How often have you sat in a meeting regarding the IT portfolio or a new strategy and the conversation quickly
turns to an opinion regarding the organization's core competencies? How many times has someone signed
up for work or taken on a project that is way beyond their capability, beyond the vendor capability and in some
cases way outside of your business model? The key is to understand an organization’s capabilities while
simultaneously remaining mindful of the danger with core competencies.
Most companies lack a good understanding, and in some cases, a basic knowledge of their core competencies. Although this phrase was introduced back in the late 90’s and you have probably completed several studies around core competenices in your professional career, it is still relevant in just about every IT strategy discussion. This relevance becomes more critical when you are considering options like managed service delivery or approaching some unique combination of ITO, BPO and KPO.
One of the dangers to avoid when identifying core competencies is to make sure the group narrows rather than
broadens the definition. When tasked with figuring out what is core, some teams will define everything they do as a competence. They may not consider whether they do a good job or if the competency is a market differentiator.
Being precise and focused around what you consider to be core is critical. A narrow view will help you in the long run. Narrow allows the team to focus its energy on a manageable set of compentencies around which to drive transformational change. Focusing on one or two critical processes that are essential to the business model and their supporting competencies is a great way to set priorities and charter a roadmap for successful delivery.
Some examples that are indicators of being in the” danger zone” of core competencies include:
- A core competency list that includes “everything and the kitchen sink." Teams will often create a list that contains every skill or generic process utilized by the company. Watch out if it includes things that you buy rather than build, a brand item, or the competency just does not exist.
- The competency list is not your real set of competencies. The list should include a few items and only those skills or capabilities that are integral to your current and future business model.

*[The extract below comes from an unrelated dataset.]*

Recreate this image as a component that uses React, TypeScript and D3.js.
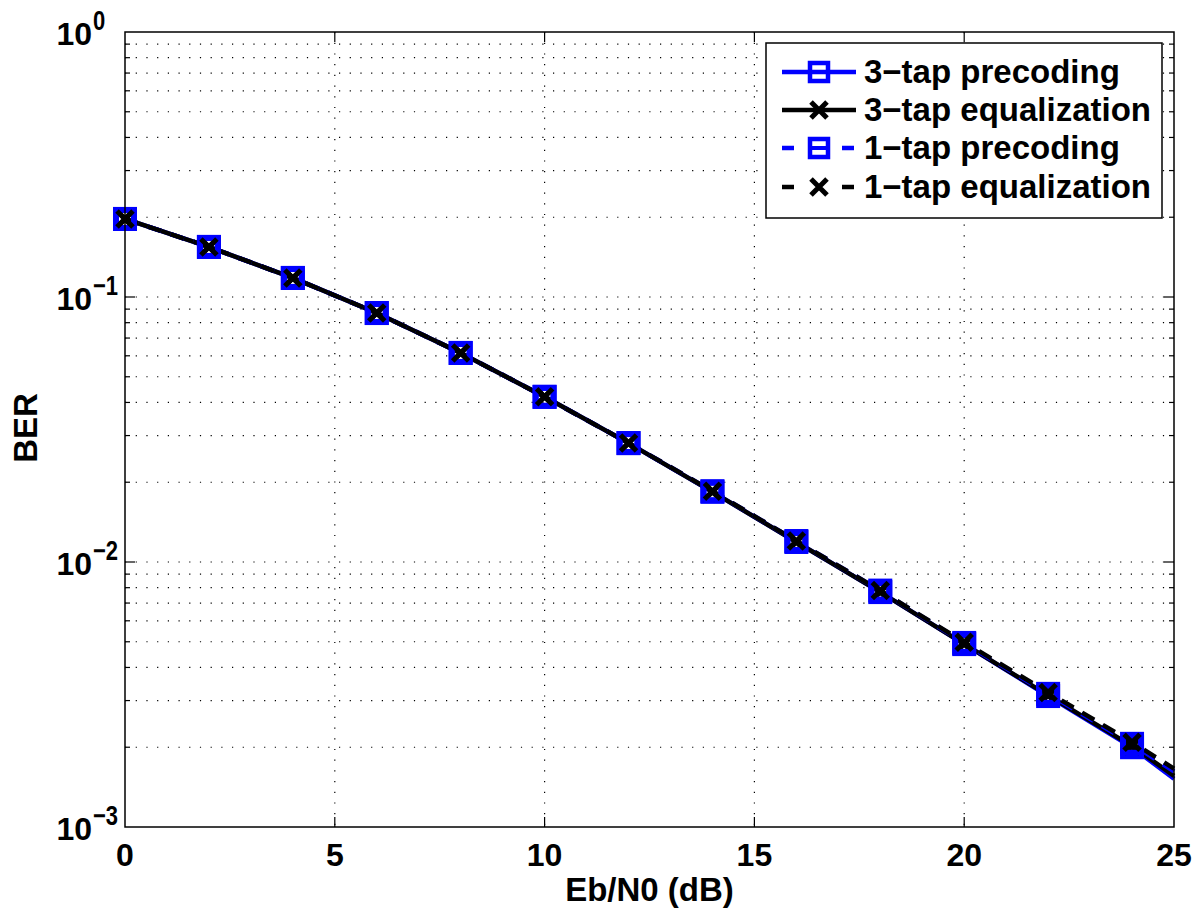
import React, { useEffect, useRef } from 'react';
import * as d3 from 'd3';

// Eb/N0 in dB (markers at the even values, line runs to 25)
const ebn0 = [0, 2, 4, 6, 8, 10, 12, 14, 16, 18, 20, 22, 24, 25];

const precoding3 = [0.197, 0.1545, 0.118, 0.087, 0.0615, 0.042, 0.0281, 0.0184, 0.0119, 0.0077, 0.0049, 0.00312, 0.00200, 0.00152];
const equalization3 = [0.197, 0.1545, 0.118, 0.087, 0.0615, 0.042, 0.0281, 0.0184, 0.0119, 0.0077, 0.0049, 0.00314, 0.00202, 0.00156];
const precoding1 = [0.197, 0.1545, 0.118, 0.087, 0.0615, 0.042, 0.0281, 0.0185, 0.0120, 0.0078, 0.00495, 0.00318, 0.00206, 0.00162];
const equalization1 = [0.197, 0.1545, 0.118, 0.087, 0.0615, 0.042, 0.0281, 0.0185, 0.0120, 0.0078, 0.00498, 0.00322, 0.00209, 0.00166];

const xTicks = [0, 5, 10, 15, 20, 25];
const yDecades = [0, -1, -2, -3];

const seriesNames = ['3\u2212tap precoding', '3\u2212tap equalization', '1\u2212tap precoding', '1\u2212tap equalization'];

const W = 1200, H = 918;
const m = { left: 125, top: 32, right: 1174, bottom: 827 };
const FONT = '"Liberation Sans", Arial, Helvetica, sans-serif';

function Chart() {
  const ref = useRef<SVGSVGElement>(null);

  useEffect(() => {
    const svg = d3.select(ref.current);
    svg.selectAll('*').remove();

    const x = d3.scaleLinear().domain([0, 25]).range([m.left, m.right]);
    const y = d3.scaleLog().domain([1e-3, 1]).range([m.bottom, m.top]);

    svg.append('rect').attr('width', W).attr('height', H).attr('fill', '#fff');

    const g = svg.append('g');

    // every y tick value inside the decades 10^-3 .. 10^0
    const yTickVals: number[] = [];
    for (let e = -3; e < 0; e++) {
      for (let k = 1; k <= 9; k++) yTickVals.push(k * Math.pow(10, e));
    }
    const innerY = yTickVals.filter(v => v > 1e-3 && v < 1);

    // dotted grid
    g.selectAll('.gx')
      .data(xTicks.slice(1, -1))
      .enter()
      .append('line')
      .attr('x1', d => x(d)).attr('x2', d => x(d))
      .attr('y1', m.top).attr('y2', m.bottom)
      .attr('stroke', '#000').attr('stroke-width', 1.2)
      .attr('stroke-dasharray', '1.2,9.5');

    g.selectAll('.gy')
      .data(innerY)
      .enter()
      .append('line')
      .attr('x1', m.left).attr('x2', m.right)
      .attr('y1', d => y(d)).attr('y2', d => y(d))
      .attr('stroke', '#000').attr('stroke-width', 1.2)
      .attr('stroke-dasharray', '1.2,9.5');

    // ticks (inside, on all four sides)
    xTicks.slice(1, -1).forEach(t => {
      g.append('line').attr('x1', x(t)).attr('x2', x(t)).attr('y1', m.bottom).attr('y2', m.bottom - 10).attr('stroke', '#000').attr('stroke-width', 1.2);
      g.append('line').attr('x1', x(t)).attr('x2', x(t)).attr('y1', m.top).attr('y2', m.top + 10).attr('stroke', '#000').attr('stroke-width', 1.2);
    });
    innerY.forEach(v => {
      const major = Math.abs(Math.log10(v) - Math.round(Math.log10(v))) < 1e-9;
      const len = major ? 10 : 5;
      g.append('line').attr('x1', m.left).attr('x2', m.left + len).attr('y1', y(v)).attr('y2', y(v)).attr('stroke', '#000').attr('stroke-width', 1.2);
      g.append('line').attr('x1', m.right).attr('x2', m.right - len).attr('y1', y(v)).attr('y2', y(v)).attr('stroke', '#000').attr('stroke-width', 1.2);
    });

    // tick labels
    g.selectAll('.xl')
      .data(xTicks)
      .enter()
      .append('text')
      .attr('x', d => x(d)).attr('y', m.bottom + 39)
      .attr('text-anchor', 'middle')
      .style('font-family', FONT).style('font-weight', 'bold').style('font-size', '32px')
      .text(d => d);

    yDecades.forEach(e => {
      const yy = y(Math.pow(10, e));
      g.append('text')
        .attr('x', 92).attr('y', yy + 13)
        .attr('text-anchor', 'end')
        .style('font-family', FONT).style('font-weight', 'bold').style('font-size', '32px')
        .text('10');
      g.append('text')
        .attr('transform', `translate(93, ${yy - 2}) scale(1, 1.25)`)
        .style('font-family', FONT).style('font-weight', 'bold').style('font-size', '22px')
        .text(e === 0 ? '0' : '\u2212' + Math.abs(e));
    });

    // axis labels
    g.append('text')
      .attr('x', x(12.5)).attr('y', 901)
      .attr('text-anchor', 'middle')
      .style('font-family', FONT).style('font-weight', 'bold').style('font-size', '33px')
      .text('Eb/N0 (dB)');
    g.append('text')
      .attr('transform', `translate(37, 428) rotate(-90)`)
      .attr('text-anchor', 'middle')
      .style('font-family', FONT).style('font-weight', 'bold').style('font-size', '33px')
      .text('BER');

    // curves
    const line = d3.line<number>()
      .x((_, i) => x(ebn0[i]))
      .y(d => y(d));

    const curves = [
      { data: precoding3, color: '#0000ff', dash: null, marker: 'square' },
      { data: equalization3, color: '#000', dash: null, marker: 'cross' },
      { data: precoding1, color: '#0000ff', dash: '14,10', marker: 'square' },
      { data: equalization1, color: '#000', dash: '14,10', marker: 'cross' },
    ];

    const plot = g.append('g');
    curves.forEach(c => {
      plot.append('path')
        .attr('d', line(c.data))
        .attr('fill', 'none')
        .attr('stroke', c.color)
        .attr('stroke-width', 4.5)
        .attr('stroke-dasharray', c.dash);
    });

    const drawMarker = (sel: any, kind: string, cx: number, cy: number, size: number) => {
      if (kind === 'square') {
        sel.append('rect')
          .attr('x', cx - size / 2).attr('y', cy - size / 2).attr('width', size).attr('height', size)
          .attr('fill', 'none').attr('stroke', '#0000ff').attr('stroke-width', 6);
      } else {
        const s = 8;
        sel.append('path')
          .attr('d', `M${cx - s},${cy - s}L${cx + s},${cy + s}M${cx - s},${cy + s}L${cx + s},${cy - s}`)
          .attr('stroke', '#000').attr('stroke-width', 5).attr('fill', 'none');
      }
    };

    curves.forEach(c => {
      const mg = plot.append('g');
      c.data.forEach((v, i) => {
        if (ebn0[i] % 2 === 0) drawMarker(mg, c.marker, x(ebn0[i]), y(v), 18);
      });
    });

    // axes box
    g.append('rect')
      .attr('x', m.left).attr('y', m.top)
      .attr('width', m.right - m.left).attr('height', m.bottom - m.top)
      .attr('fill', 'none').attr('stroke', '#000').attr('stroke-width', 1.5);

    // legend
    const lg = g.append('g');
    lg.append('rect')
      .attr('x', 766).attr('y', 43).attr('width', 396).attr('height', 175)
      .attr('fill', '#fff').attr('stroke', '#000').attr('stroke-width', 1.5);
    const rowY = [72, 110, 148, 187];
    curves.forEach((c, i) => {
      const ly = rowY[i];
      if (c.dash) {
        lg.append('line').attr('x1', 782).attr('x2', 794).attr('y1', ly).attr('y2', ly).attr('stroke', c.color).attr('stroke-width', 4.5);
        lg.append('line').attr('x1', 842).attr('x2', 854).attr('y1', ly).attr('y2', ly).attr('stroke', c.color).attr('stroke-width', 4.5);
      } else {
        lg.append('line').attr('x1', 782).attr('x2', 856).attr('y1', ly).attr('y2', ly).attr('stroke', c.color).attr('stroke-width', 4.5);
      }
      const mk = lg.append('g');
      if (c.marker === 'square') {
        mk.append('rect').attr('x', 819 - 9).attr('y', ly - 9).attr('width', 18).attr('height', 18)
          .attr('fill', 'none').attr('stroke', '#0000ff').attr('stroke-width', 4.5);
        mk.append('line').attr('x1', 810).attr('x2', 828).attr('y1', ly).attr('y2', ly)
          .attr('stroke', '#0000ff').attr('stroke-width', 4);
      } else {
        drawMarker(mk, 'cross', 819, ly, 18);
      }
      lg.append('text')
        .attr('x', 864).attr('y', ly + 11)
        .style('font-family', FONT).style('font-weight', 'bold').style('font-size', '33px')
        .text(seriesNames[i]);
    });
  }, []);

  return <svg ref={ref} width={W} height={H} style={{ display: 'block' }} />;
}

export default function App() {
  return (
    <div style={{ margin: -8 }}>
      <Chart />
    </div>
  );
}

- Competency definitions are pithy. When the team creates two-word examples that lack any definition, how can you explain to your customers and your internal team why these are core and ultimately why you are going to do something with them in the future?
- Competency lists are too long. Some companies think it’s more credible to have a longer list and that this builds confidence in the business model. In reality, a long list can mislead or overstate what is really a part of the business model.
If you are not mindful of some of the pitfalls, you may be faced with the challenge that your company does not
have defined core competencies. If that happens, go back and get focused on how to define this key strategy
You may have to go back to basics in order to avoid the dangers noted above.